Más tarde viajaría a Italia para estudiar en un convento y hacer carrera en Europa, tras radicarse en España con su familia. "Yo pensé que era el folclore y, al final, es la música", reflexiona. "Me he largado a llorar y me he emocionado estudiando ópera, porque la ópera desarrolló lo mismo que el tango en nuestro caso: que es esto de juntar poetas con músicos. A mí me gusta la poesía cantada. Es apasionante. Me gusta llorar, enamorarme, pelear y enojarme en el escenario. El tenor es el galán de la novela, el que llega triunfador de la guerra, el William Wallace, y tengo la suerte de hacer los roles que todo tenor quiere cantar: Turandot, Carmen, Tosca...".

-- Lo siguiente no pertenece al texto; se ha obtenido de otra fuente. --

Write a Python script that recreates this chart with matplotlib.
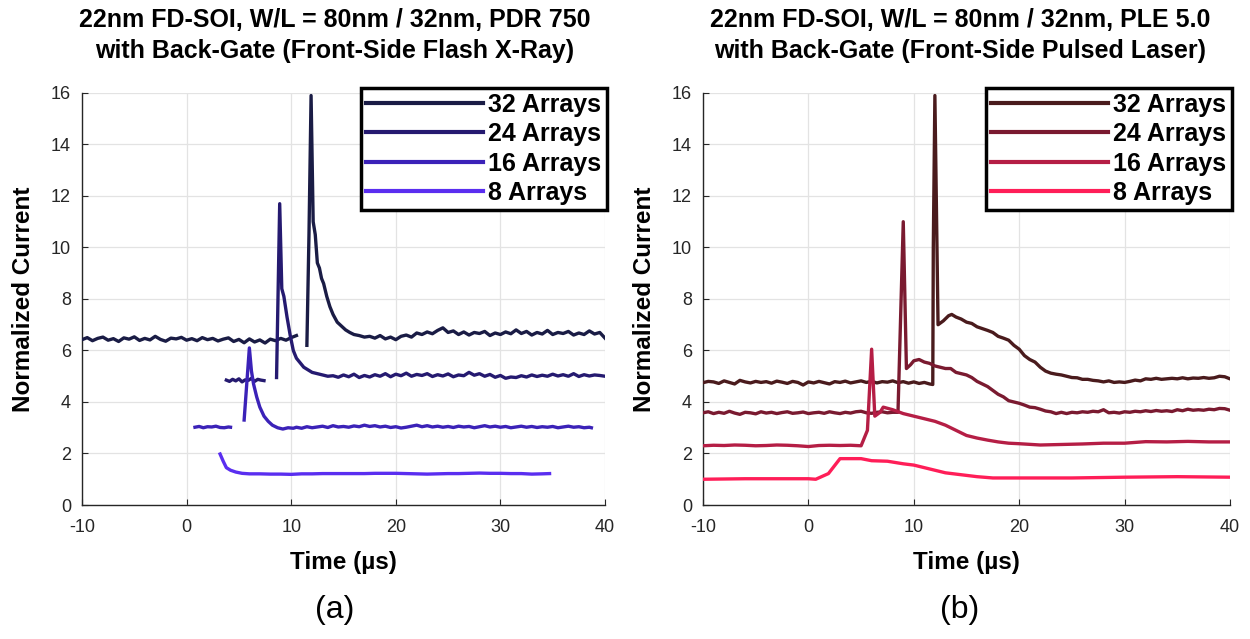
import numpy as np
import matplotlib
matplotlib.use("Agg")
import matplotlib.pyplot as plt
from matplotlib import rcParams

rcParams['font.family'] = ['Liberation Sans', 'DejaVu Sans']
rcParams['axes.unicode_minus'] = False

labels = ['32 Arrays', '24 Arrays', '16 Arrays', '8 Arrays']

# ---------------- (a) flash X-ray : time (us) / normalized current ----------------
a32_t1 = np.arange(-10, 10.51, 0.5)
a32_v1 = [6.42, 6.50, 6.38, 6.47, 6.52, 6.40, 6.46, 6.35, 6.49, 6.44, 6.53, 6.39, 6.47, 6.41,
          6.55, 6.43, 6.36, 6.48, 6.45, 6.51, 6.40, 6.46, 6.38, 6.50, 6.42, 6.47, 6.37, 6.44,
          6.49, 6.35, 6.43, 6.30, 6.45, 6.33, 6.41, 6.29, 6.44, 6.38, 6.47, 6.40, 6.50, 6.58]
a32_t2 = [11.5, 11.7, 11.9, 12.1, 12.3, 12.5, 12.7, 12.9, 13.1, 13.4, 13.7, 14.0, 14.4, 14.8,
          15.2, 15.6, 16.0, 16.5, 17.0] + list(np.arange(17.5, 40.01, 0.5))
a32_v2 = [6.20, 10.5, 15.9, 11.0, 10.5, 9.4, 9.2, 8.8, 8.6, 8.1, 7.7, 7.4, 7.1, 6.95,
          6.80, 6.70, 6.62, 6.58, 6.52,
          6.55, 6.48, 6.58, 6.45, 6.52, 6.42, 6.55, 6.60, 6.52, 6.68, 6.62, 6.72, 6.65, 6.78,
          6.88, 6.70, 6.76, 6.62, 6.72, 6.60, 6.70, 6.66, 6.74, 6.58, 6.68, 6.62, 6.72, 6.65,
          6.80, 6.66, 6.74, 6.60, 6.70, 6.64, 6.78, 6.62, 6.70, 6.66, 6.74, 6.60, 6.68, 6.62,
          6.76, 6.64, 6.70, 6.48]

a24_t1 = [3.8, 4.1, 4.4, 4.7, 5.0, 5.3, 5.6, 5.9, 6.2, 6.5, 6.8, 7.1, 7.4]
a24_v1 = [4.85, 4.80, 4.88, 4.82, 4.90, 4.78, 4.86, 4.84, 4.92, 4.80, 4.88, 4.85, 4.83]
a24_t2 = [8.6, 8.9, 9.1, 9.3, 9.6, 9.9, 10.2, 10.5, 10.8, 11.2, 11.6, 12.0, 12.5, 13.0,
          13.5, 14.0] + list(np.arange(14.5, 40.01, 0.5))
a24_v2 = [4.95, 11.7, 8.4, 8.1, 7.3, 6.6, 6.0, 5.7, 5.55, 5.35, 5.25, 5.15, 5.10, 5.05,
          5.00, 5.02,
          4.96, 5.05, 4.98, 5.08, 4.95, 5.03, 4.97, 5.06, 5.00, 5.10,
          4.98, 5.08, 5.02, 5.12, 5.00, 5.07, 5.03, 5.10, 4.99, 5.06,
          5.01, 5.09, 4.98, 5.05, 5.02, 5.15, 5.04, 5.10, 5.00, 5.07,
          4.96, 5.03, 4.92, 4.97, 4.95, 5.02, 4.97, 5.05, 4.99, 5.04,
          5.00, 5.08, 5.01, 5.06, 5.00, 5.10, 4.99, 5.06, 5.01, 5.05,
          5.03, 5.00]

a16_t1 = [0.8, 1.2, 1.6, 2.0, 2.4, 2.8, 3.2, 3.6, 4.0, 4.2]
a16_v1 = [3.02, 3.05, 3.00, 3.04, 3.03, 3.06, 3.01, 3.00, 3.03, 3.02]
a16_t2 = [5.5, 6.0, 6.2, 6.4, 6.7, 7.0, 7.4, 7.8, 8.2, 8.7, 9.2, 9.7, 10.2] + list(np.arange(10.5, 38.51, 0.5)) + [38.7]
a16_v2 = [3.30, 6.10, 5.20, 4.70, 4.20, 3.80, 3.45, 3.25, 3.10, 3.00, 2.95, 3.00, 2.98,
          3.02, 2.98, 3.04, 3.00, 3.03, 3.06, 3.01, 3.08, 3.03, 3.05,
          3.02, 3.07, 3.04, 3.10, 3.05, 3.08, 3.03, 3.06, 3.01, 3.04,
          2.99, 3.02, 3.06, 3.10, 3.04, 3.08, 3.03, 3.06, 3.02, 3.05,
          3.01, 3.06, 3.03, 3.05, 3.00, 3.04, 3.08, 3.03, 3.06, 3.02,
          3.05, 3.00, 3.03, 3.06, 3.02, 3.05, 3.01, 3.04, 3.02, 3.05,
          3.00, 3.03, 3.06, 3.02, 3.04, 3.00, 3.02,
          3.00]

a8_t = [3.2, 3.5, 3.8, 4.2, 4.7, 5.3, 6.0, 7, 8, 9, 10, 11, 12, 13, 14, 15, 16, 17, 18, 19,
        20, 21, 22, 23, 24, 25, 26, 27, 28, 29, 30, 31, 32, 33, 34, 34.7]
a8_v = [1.98, 1.70, 1.45, 1.35, 1.28, 1.23, 1.21, 1.21, 1.20, 1.20, 1.19, 1.21, 1.21, 1.22,
        1.22, 1.22, 1.22, 1.22, 1.23, 1.23, 1.23, 1.22, 1.21, 1.20, 1.21, 1.22, 1.22, 1.23,
        1.24, 1.23, 1.23, 1.22, 1.22, 1.20, 1.21, 1.22]

# ---------------- (b) pulsed laser ----------------
b32_t = list(np.arange(-10, 11.51, 0.5)) + [11.8, 11.85, 12.0, 12.3, 12.8, 13.3, 13.6] + list(np.arange(14.0, 40.01, 0.5))
b32_v = [4.75, 4.80, 4.78, 4.72, 4.82, 4.76, 4.70, 4.84, 4.78, 4.74,
         4.80, 4.76, 4.79, 4.73, 4.81, 4.77, 4.72, 4.80, 4.76, 4.66,
         4.78, 4.74, 4.80, 4.75, 4.70, 4.79, 4.76, 4.81, 4.74, 4.78,
         4.82, 4.76, 4.80, 4.74, 4.79, 4.77, 4.82, 4.75, 4.79, 4.73,
         4.78, 4.72, 4.76, 4.70,
         4.68, 10.0, 15.9, 7.00, 7.15, 7.35, 7.40,
         7.30, 7.22, 7.10, 7.05, 6.92, 6.85, 6.78, 6.70, 6.55, 6.48,
         6.40, 6.20, 6.05, 5.80, 5.65, 5.55, 5.35, 5.20, 5.12, 5.08,
         5.05, 5.00, 4.95, 4.94, 4.88, 4.88, 4.84, 4.82, 4.78, 4.82,
         4.76, 4.78, 4.76, 4.80, 4.85, 4.82, 4.90, 4.88, 4.92, 4.88,
         4.90, 4.92, 4.90, 4.94, 4.90, 4.93, 4.92, 4.95, 4.92, 4.94,
         5.00, 4.98, 4.90]

b24_t = list(np.arange(-10, 8.01, 0.5)) + [8.5, 9.0, 9.3, 9.7] + list(np.arange(10.0, 40.01, 0.5))
b24_v = [3.58, 3.62, 3.55, 3.60, 3.56, 3.64, 3.57, 3.52, 3.60, 3.58,
         3.54, 3.62, 3.57, 3.60, 3.55, 3.59, 3.62, 3.56, 3.58, 3.61,
         3.55, 3.58, 3.60, 3.56, 3.62, 3.58, 3.55, 3.60, 3.57, 3.62,
         3.64, 3.58, 3.56, 3.60, 3.62, 3.58, 3.60,
         3.60, 11.0, 5.30, 5.45,
         5.60, 5.65, 5.55, 5.50, 5.40, 5.35, 5.30, 5.30, 5.15, 5.10,
         5.05, 4.95, 4.80, 4.70, 4.60, 4.45, 4.30, 4.20, 4.05, 4.00,
         3.95, 3.88, 3.80, 3.78, 3.72, 3.65, 3.62, 3.55, 3.60, 3.55,
         3.60, 3.58, 3.62, 3.60, 3.64, 3.62, 3.70, 3.58, 3.60, 3.57,
         3.62, 3.60, 3.64, 3.62, 3.66, 3.63, 3.67, 3.64, 3.66, 3.63,
         3.70, 3.66, 3.72, 3.68, 3.70, 3.68, 3.72, 3.70, 3.75, 3.74,
         3.68]

b16_t = list(np.arange(-10, 5.01, 1.0)) + [5.6, 6.0, 6.3, 6.8, 7.1, 8, 9, 10, 11, 12, 13, 14, 15,
                                          16, 17, 18, 19, 20, 22, 24, 26, 28, 30, 32, 34, 36, 38, 40]
b16_v = [2.30, 2.32, 2.31, 2.33, 2.32, 2.30, 2.31, 2.33, 2.32, 2.30, 2.27, 2.31, 2.32, 2.31,
         2.32, 2.30,
         2.90, 6.05, 3.45, 3.60, 3.80, 3.70, 3.55, 3.45, 3.35, 3.25, 3.10, 2.90, 2.70, 2.60,
         2.52, 2.45, 2.40, 2.38, 2.33, 2.35, 2.37, 2.40, 2.40, 2.46, 2.45, 2.47, 2.45, 2.45]

b8_t = [-10, -8, -6, -4, -2, 0, 0.7, 1.9, 3.0, 4, 5, 6, 7.5, 9, 10, 11, 12, 13, 14, 15, 16,
        17.5, 20, 25, 30, 35, 40]
b8_v = [1.00, 1.01, 1.02, 1.02, 1.02, 1.02, 1.00, 1.22, 1.80, 1.80, 1.80, 1.72, 1.70, 1.60,
        1.55, 1.45, 1.35, 1.25, 1.20, 1.15, 1.10, 1.05, 1.05, 1.05, 1.08, 1.10, 1.08]

left_colors = ['#1a1c45', '#251a70', '#3b22b8', '#5a2ef0']
right_colors = ['#4a1b1d', '#7a1a30', '#b51e45', '#ff1e58']

left_series = [[(a32_t1, a32_v1), (a32_t2, a32_v2)],
               [(a24_t1, a24_v1), (a24_t2, a24_v2)],
               [(a16_t1, a16_v1), (a16_t2, a16_v2)],
               [(a8_t, a8_v)]]
right_series = [[(b32_t, b32_v)], [(b24_t, b24_v)], [(b16_t, b16_v)], [(b8_t, b8_v)]]

titles = ['22nm FD-SOI, W/L = 80nm / 32nm, PDR 750\nwith Back-Gate (Front-Side Flash X-Ray)',
          '22nm FD-SOI, W/L = 80nm / 32nm, PLE 5.0\nwith Back-Gate (Front-Side Pulsed Laser)']

fig = plt.figure(figsize=(12.5, 6.39), dpi=100)
ax1 = fig.add_axes([0.0656, 0.2097, 0.4184, 0.6448])
ax2 = fig.add_axes([0.5624, 0.2097, 0.4216, 0.6448])

for ax, series, colors, ttl, tx, tag in [(ax1, left_series, left_colors, titles[0], 0.268, '(a)'),
                                         (ax2, right_series, right_colors, titles[1], 0.768, '(b)')]:
    for segs, c, lab in zip(series, colors, labels):
        for i, (t, v) in enumerate(segs):
            assert len(t) == len(v), (lab, len(t), len(v))
            ax.plot(t, v, color=c, lw=2.4, label=lab if i == 0 else None, zorder=3)
    ax.set_xlim(-10, 40)
    ax.set_ylim(0, 16)
    ax.set_xticks([-10, 0, 10, 20, 30, 40])
    ax.set_yticks(range(0, 17, 2))
    ax.grid(True, color='#e3e3e3', lw=0.9)
    ax.set_axisbelow(True)
    for s in ['top', 'right']:
        ax.spines[s].set_visible(False)
    for s in ['left', 'bottom']:
        ax.spines[s].set_color('#262626')
        ax.spines[s].set_linewidth(1.0)
    ax.tick_params(direction='in', length=4, labelsize=13, colors='#262626')
    ax.tick_params(axis='x', pad=10)
    ax.tick_params(axis='y', pad=8)
    ax.set_xlabel('Time (µs)', fontsize=17.5, fontweight='bold', labelpad=11)
    ax.set_ylabel('Normalized Current', fontsize=17.5, fontweight='bold', labelpad=11)

    # legend sits in the upper right corner, heavy black frame
    leg = ax.legend(loc='upper right', bbox_to_anchor=(1.003, 1.013), borderaxespad=0,
                    prop={'weight': 'bold', 'size': 18}, frameon=True, fancybox=False,
                    handlelength=4.7, handletextpad=0.2, labelspacing=0.22, borderpad=0.2)
    leg.get_frame().set_edgecolor('black')
    leg.get_frame().set_linewidth(2.5)
    leg.get_frame().set_alpha(1)
    for ln in leg.get_lines():
        ln.set_linewidth(3)

    fig.text(tx, 0.944, ttl, ha='center', va='center', fontsize=18, fontweight='bold',
             linespacing=1.35)
    fig.text(tx, 0.046, tag, ha='center', va='center', fontsize=23)

fig.savefig('out.png', dpi=100)
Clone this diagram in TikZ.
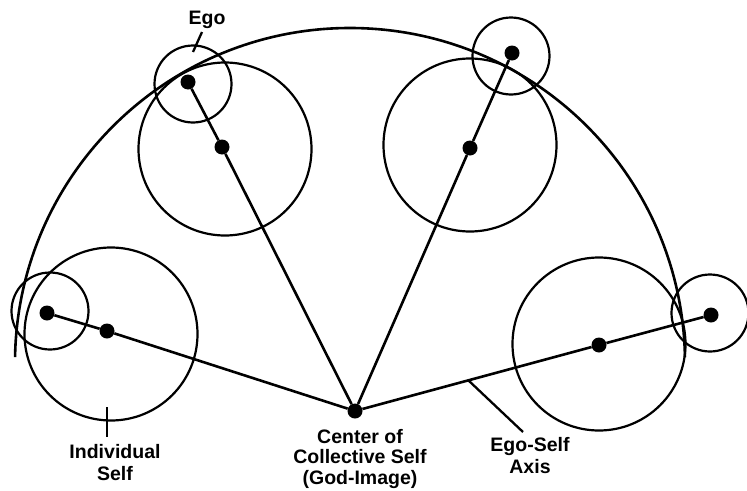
\documentclass[tikz,border=0pt]{standalone}
\usepackage{fontspec}
\setmainfont{Liberation Sans}
\begin{document}
\begin{tikzpicture}[x=1pt,y=-1pt,
  dot/.style={circle,fill=black,inner sep=0pt,minimum size=15pt},
  selfcirc/.style={circle,draw,line width=2.2pt,inner sep=0pt,minimum size=173pt},
  egocirc/.style={circle,draw,line width=2.2pt,inner sep=0pt,minimum size=77pt},
  axisline/.style={line width=2.6pt},
  leader/.style={line width=2.3pt},
  lbl/.style={font=\fontsize{19.5}{20.5}\selectfont\bfseries,align=center,anchor=north,inner sep=0pt}]
\useasboundingbox (0,0) rectangle (747,490);
% outer arc
\coordinate (O) at (350,363);
\draw[axisline] ([shift={(179:335pt)}]O) arc[start angle=179,end angle=1,radius=335pt];
% circles
\node[selfcirc] (LS) at (111,334) {};
\node[egocirc]  (LE) at (50,311) {};
\node[selfcirc] (TLS) at (225,149) {};
\node[egocirc]  (TLE) at (193,84) {};
\node[selfcirc] (TRS) at (470,145) {};
\node[egocirc]  (TRE) at (511,56) {};
\node[selfcirc] (RS) at (599,344) {};
\node[egocirc]  (RE) at (710,313) {};
% dots
\node[dot] (C) at (355,411) {};
\node[dot] (ls) at (107,331) {};
\node[dot] (le) at (47,313) {};
\node[dot] (tls) at (222,147) {};
\node[dot] (tle) at (188,82) {};
\node[dot] (trs) at (470,148) {};
\node[dot] (tre) at (512,53) {};
\node[dot] (rs) at (599,345) {};
\node[dot] (re) at (711,315) {};
% axes
\draw[axisline] (C) -- (ls) -- (le);
\draw[axisline] (C) -- (tls) -- (tle);
\draw[axisline] (C) -- (trs) -- (tre);
\draw[axisline] (C) -- (rs) -- (re);
% labels
\node[lbl] (egolbl) at (207,11) {Ego};
\node[lbl] (indlbl) at (115,444) {Individual\\[2pt]Self};
\node[lbl] (cenlbl) at (360,429) {Center of\\Collective Self\\(God-Image)};
\node[lbl] (axlbl) at (530,437) {Ego-Self\\[2pt]Axis};
% leaders
\coordinate (egoA) at (202,32);
\coordinate (egoB) at (193,52);
\draw[leader] (egoA) -- (egoB);
\coordinate (indA) at (107,407);
\coordinate (indB) at (107,437);
\draw[leader] (indA) -- (indB);
\coordinate (axA) at (468,380);
\coordinate (axB) at (523,432);
\draw[leader] (axA) -- (axB);
\end{tikzpicture}
\end{document}
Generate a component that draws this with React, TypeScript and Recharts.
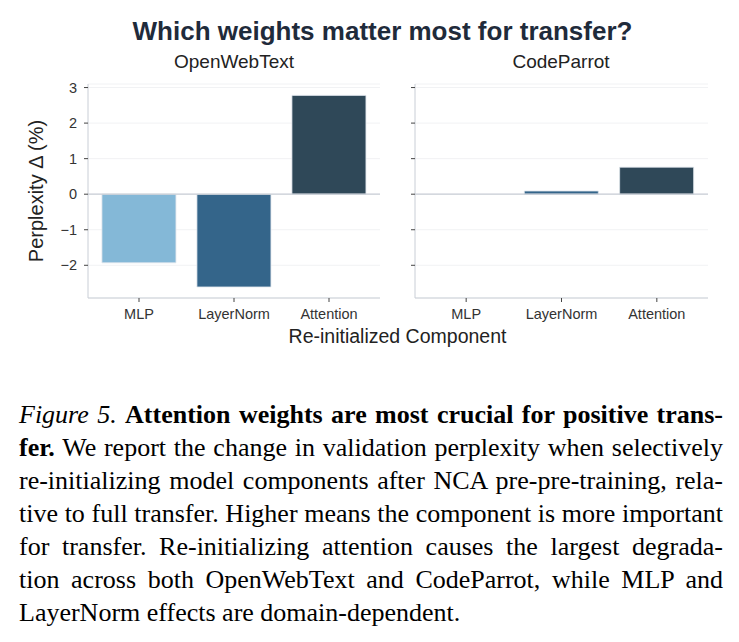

Con más de ciento ochenta años desde su estreno, Nabucco sigue emocionando a espectadores de todo el mundo. "Verdi venía de hacer dos operas en las que no le fue bien, y Nabucco fue un golazo, como el disco de Rosalía que acaba de salir". Durante este mes, realizará veintidós representaciones de Nabucco en España, "y no me canso, es como escuchar un disco que fue exitoso. Además, esta compañía lo ha preparado muy bien y es un lujo como lo hacen". Nabucco es una fiesta para los sentidos, pero el track favorito de los espectadores es sin lugar a dudas Va, pensiero "un super hit de un coro, por el que muchas veces nos piden bis y hay que cantarlo de nuevo".

La carrera de Nacho es un vistazo a las esquinas mágicas de la vida. Esos giros inesperados de guion por los que un cantante de folclore y guitarra criolla acaba maquillándose para interpretar al sobrino del rey de Jerusalén en el Teatro Zorrilla, mientras una larga cola de vallisoletanos se prolonga bajo los soportales de la plaza Mayor, en una fría tarde de noviembre castellano.